Elod Macskasy

Personal information
- Born: 7 April 1919 Arad, Hungary
- Died: 21 January 1990 (aged 70) Vancouver, British Columbia, Canada

Chess career
- Country: Hungary Canada
- Title: National Master (Hungary and Canada)
- Peak rating: 2290 (July 1971)

= Elod Macskasy =

Hungarian-Canadian chess player (1919–1990)

Elod Macskasy (Macskásy Előd) (7 April 1919 – 21 January 1990) was a Hungarian-Canadian chess master. He was a mathematics professor by profession.

==Early life and education==
Macskasy was born in Arad, which at the time was part of the Kingdom of Hungary, but was shortly afterwards ceded to Romania by the Treaty of Trianon. He completed his early schooling there, and at age 16 won the city's chess championship. He also competed for Hungary in swimming at the 1936 Berlin Olympics.

He studied mathematics in Budapest from 1937 to 1942, at Pázmány Péter University, earning his doctorate. During this time, he competed with some success in team and student chess tournaments.

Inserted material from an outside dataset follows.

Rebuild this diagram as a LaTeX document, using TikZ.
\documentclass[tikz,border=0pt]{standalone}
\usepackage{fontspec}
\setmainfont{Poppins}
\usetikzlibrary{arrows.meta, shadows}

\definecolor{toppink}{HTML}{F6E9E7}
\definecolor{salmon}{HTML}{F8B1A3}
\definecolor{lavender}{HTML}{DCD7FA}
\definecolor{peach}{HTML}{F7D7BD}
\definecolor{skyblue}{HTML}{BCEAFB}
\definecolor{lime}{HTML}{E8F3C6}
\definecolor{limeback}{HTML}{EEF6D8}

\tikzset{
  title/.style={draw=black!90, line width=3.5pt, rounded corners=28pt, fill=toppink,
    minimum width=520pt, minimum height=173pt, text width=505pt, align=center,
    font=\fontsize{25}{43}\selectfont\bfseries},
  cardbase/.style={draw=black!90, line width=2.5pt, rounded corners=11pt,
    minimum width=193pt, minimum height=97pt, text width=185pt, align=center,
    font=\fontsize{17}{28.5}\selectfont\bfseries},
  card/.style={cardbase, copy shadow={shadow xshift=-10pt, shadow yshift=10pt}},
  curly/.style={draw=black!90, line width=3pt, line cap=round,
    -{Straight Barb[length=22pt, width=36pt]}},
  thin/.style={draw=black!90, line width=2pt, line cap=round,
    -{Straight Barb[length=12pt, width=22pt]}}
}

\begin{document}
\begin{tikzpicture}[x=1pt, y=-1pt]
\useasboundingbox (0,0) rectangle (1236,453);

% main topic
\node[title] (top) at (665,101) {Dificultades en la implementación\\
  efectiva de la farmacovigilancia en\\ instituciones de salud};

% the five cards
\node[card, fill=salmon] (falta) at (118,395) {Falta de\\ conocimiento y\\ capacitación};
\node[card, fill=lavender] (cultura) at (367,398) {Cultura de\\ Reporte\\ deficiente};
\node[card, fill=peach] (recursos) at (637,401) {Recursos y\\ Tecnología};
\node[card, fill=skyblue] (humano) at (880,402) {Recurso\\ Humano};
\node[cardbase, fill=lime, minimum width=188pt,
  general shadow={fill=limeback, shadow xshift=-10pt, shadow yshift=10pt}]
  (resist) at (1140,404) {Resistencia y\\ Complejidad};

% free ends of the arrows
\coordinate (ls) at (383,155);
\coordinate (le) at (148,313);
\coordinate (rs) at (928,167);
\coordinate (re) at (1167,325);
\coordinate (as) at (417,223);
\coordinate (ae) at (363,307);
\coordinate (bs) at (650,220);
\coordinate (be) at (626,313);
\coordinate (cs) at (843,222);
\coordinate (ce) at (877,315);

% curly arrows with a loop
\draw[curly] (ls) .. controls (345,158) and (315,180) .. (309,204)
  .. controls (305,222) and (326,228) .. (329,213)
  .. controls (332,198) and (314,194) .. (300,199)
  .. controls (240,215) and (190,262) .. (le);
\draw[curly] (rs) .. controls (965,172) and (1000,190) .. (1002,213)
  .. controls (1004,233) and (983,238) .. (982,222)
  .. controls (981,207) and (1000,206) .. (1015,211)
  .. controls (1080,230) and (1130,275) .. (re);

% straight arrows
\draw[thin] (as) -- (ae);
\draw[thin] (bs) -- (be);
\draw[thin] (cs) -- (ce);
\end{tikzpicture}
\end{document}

Macskasy scored 1/1 on the first reserve board for Hungary at the 2nd Balkaniad, Sofia 1947; his team won the gold medal. In 1947, he gained the Hungarian National Master title following his performance in the 1947 Hungarian championship. Perhaps his best Hungarian result occurred in 1952, when he won a Master tournament ahead of Árpád Vajda, István Bilek and Károly Honfi. Macskasy co-authored a book on the 1952 Hungarian championship.

==Life in Canada==
Following the Hungarian Revolution of 1956, he emigrated to Canada, where he secured a position as professor of mathematics at the University of British Columbia in Vancouver.

He was a surprise winner of the 1958 Canadian Open Championship, at Winnipeg, ahead of Larry Evans, with 9/10. Macskasy won the British Columbia Championship for five straight years, from 1958 to 1962, and shared this title in 1967. He continued to play often in this event, generally scoring well, into the late 1980s.

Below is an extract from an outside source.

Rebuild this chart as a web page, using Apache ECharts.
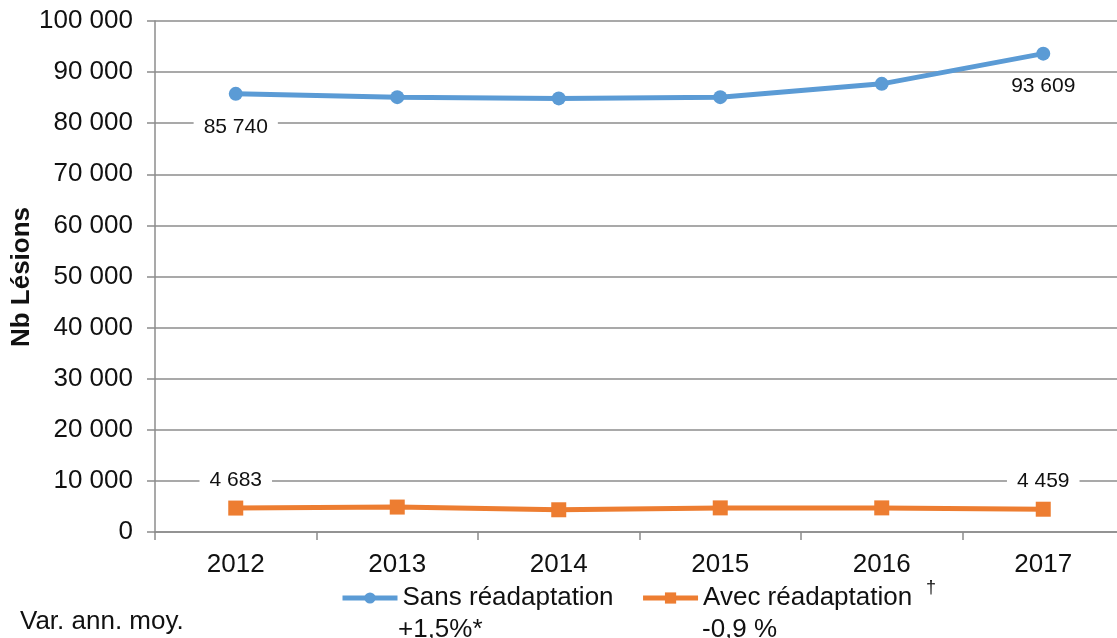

In 1961, he played an eight-game training match with Abe Yanofsky, Canada's top player, in Vancouver, losing +2 =1 -5; the match helped Yanofsky to prepare for the 1962 Stockholm Interzonal.

Macskasy competed several times in the Canadian Chess Championship, generally with good results. At Brockville 1961, he tied for 5-6th, with 6/11. At Winnipeg 1963, he was third, with 10/15. At Vancouver 1965, he finished tied 4-5th, with 6 ½/11. At Toronto 1972, he scored 8 ½/17 for a tied 12-13th. At Calgary 1975, at age 56, he struggled with 5/15 for a shared 12-13th.

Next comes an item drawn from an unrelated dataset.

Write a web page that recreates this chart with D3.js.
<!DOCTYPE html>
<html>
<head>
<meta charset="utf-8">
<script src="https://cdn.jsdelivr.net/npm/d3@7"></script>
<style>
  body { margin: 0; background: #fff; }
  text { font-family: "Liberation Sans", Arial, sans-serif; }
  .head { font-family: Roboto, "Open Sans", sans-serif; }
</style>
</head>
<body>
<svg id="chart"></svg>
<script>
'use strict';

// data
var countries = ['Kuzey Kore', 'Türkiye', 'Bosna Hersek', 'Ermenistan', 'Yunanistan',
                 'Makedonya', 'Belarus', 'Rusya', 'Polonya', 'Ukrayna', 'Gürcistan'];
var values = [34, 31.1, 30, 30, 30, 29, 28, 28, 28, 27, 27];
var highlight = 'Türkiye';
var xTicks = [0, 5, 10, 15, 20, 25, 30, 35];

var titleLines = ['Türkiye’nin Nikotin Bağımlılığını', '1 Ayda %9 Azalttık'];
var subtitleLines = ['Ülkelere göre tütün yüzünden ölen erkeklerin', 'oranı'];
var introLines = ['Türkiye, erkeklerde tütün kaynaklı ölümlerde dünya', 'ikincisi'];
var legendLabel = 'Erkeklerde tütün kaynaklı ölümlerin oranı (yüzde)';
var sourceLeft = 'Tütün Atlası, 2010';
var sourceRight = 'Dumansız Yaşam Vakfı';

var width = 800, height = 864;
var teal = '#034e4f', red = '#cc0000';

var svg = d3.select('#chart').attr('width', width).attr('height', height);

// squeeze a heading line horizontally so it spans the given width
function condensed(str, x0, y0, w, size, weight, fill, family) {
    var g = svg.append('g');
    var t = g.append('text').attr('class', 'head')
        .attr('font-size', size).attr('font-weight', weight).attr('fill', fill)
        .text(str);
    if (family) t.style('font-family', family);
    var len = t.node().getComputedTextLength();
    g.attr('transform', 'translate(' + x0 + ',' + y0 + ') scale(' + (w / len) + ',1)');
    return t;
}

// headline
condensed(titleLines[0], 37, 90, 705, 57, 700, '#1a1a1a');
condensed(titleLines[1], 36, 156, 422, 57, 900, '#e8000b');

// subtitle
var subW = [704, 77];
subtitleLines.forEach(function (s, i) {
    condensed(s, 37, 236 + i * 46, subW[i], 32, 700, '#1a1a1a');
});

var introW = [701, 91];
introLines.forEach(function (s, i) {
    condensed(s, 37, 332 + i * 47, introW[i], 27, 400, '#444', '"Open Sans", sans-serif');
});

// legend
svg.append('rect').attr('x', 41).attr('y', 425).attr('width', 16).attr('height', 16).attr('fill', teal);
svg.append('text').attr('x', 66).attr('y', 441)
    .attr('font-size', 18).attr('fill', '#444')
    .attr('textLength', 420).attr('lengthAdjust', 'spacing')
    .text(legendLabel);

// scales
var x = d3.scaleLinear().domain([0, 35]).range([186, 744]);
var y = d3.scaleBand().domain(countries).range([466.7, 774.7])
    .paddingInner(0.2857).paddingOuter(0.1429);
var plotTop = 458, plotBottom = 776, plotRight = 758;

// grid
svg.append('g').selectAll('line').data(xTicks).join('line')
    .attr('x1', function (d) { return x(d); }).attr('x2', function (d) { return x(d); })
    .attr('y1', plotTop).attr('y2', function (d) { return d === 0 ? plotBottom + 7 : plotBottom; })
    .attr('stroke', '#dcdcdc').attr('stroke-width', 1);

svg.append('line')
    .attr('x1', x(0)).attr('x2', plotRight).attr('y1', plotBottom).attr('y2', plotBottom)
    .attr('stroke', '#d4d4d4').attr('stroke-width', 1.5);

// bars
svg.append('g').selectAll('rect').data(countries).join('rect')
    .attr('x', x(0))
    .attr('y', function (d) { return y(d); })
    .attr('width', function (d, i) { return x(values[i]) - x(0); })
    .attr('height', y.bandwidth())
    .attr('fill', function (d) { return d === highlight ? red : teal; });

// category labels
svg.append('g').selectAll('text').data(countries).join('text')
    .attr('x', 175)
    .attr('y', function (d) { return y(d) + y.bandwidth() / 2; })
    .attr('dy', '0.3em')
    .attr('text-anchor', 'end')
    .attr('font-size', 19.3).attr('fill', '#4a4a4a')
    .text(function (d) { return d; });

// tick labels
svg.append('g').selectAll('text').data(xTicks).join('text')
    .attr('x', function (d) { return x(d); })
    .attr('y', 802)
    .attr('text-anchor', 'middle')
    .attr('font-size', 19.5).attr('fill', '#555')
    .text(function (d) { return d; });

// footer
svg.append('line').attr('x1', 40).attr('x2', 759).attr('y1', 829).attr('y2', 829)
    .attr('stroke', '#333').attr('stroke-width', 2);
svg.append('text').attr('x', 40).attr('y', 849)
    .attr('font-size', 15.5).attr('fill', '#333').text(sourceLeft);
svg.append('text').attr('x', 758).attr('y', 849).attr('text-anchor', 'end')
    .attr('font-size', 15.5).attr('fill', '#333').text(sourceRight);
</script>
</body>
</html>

In the early 1960s, he had a Canadian Chess Federation rating of 2400, indicating a player of International Master strength; however, he was never awarded the FIDE title.

Macskasy represented Canada twice at Chess Olympiads: 1964 at Tel Aviv on board 4: 5/13 (+3 =4 -6); 1968 at Lugano on board 3: 6 ½/13 (+4 =5 -4). He remained a strong player throughout his life, maintaining a master's rating of over 2200 until his final tournament, the 1989 Paul Keres Memorial in Vancouver.

He co-edited the magazine Canadian Chess Chat for many years from the late 1950s.

He was a chess mentor, notably in the late 1960s, when he mentored a group of young British Columbia masters that included Robert Zuk, Bruce Harper, Jonathan Berry, Peter Biyiasis, and Duncan Suttles.

Macskasy died unexpectedly on 21 January 1990.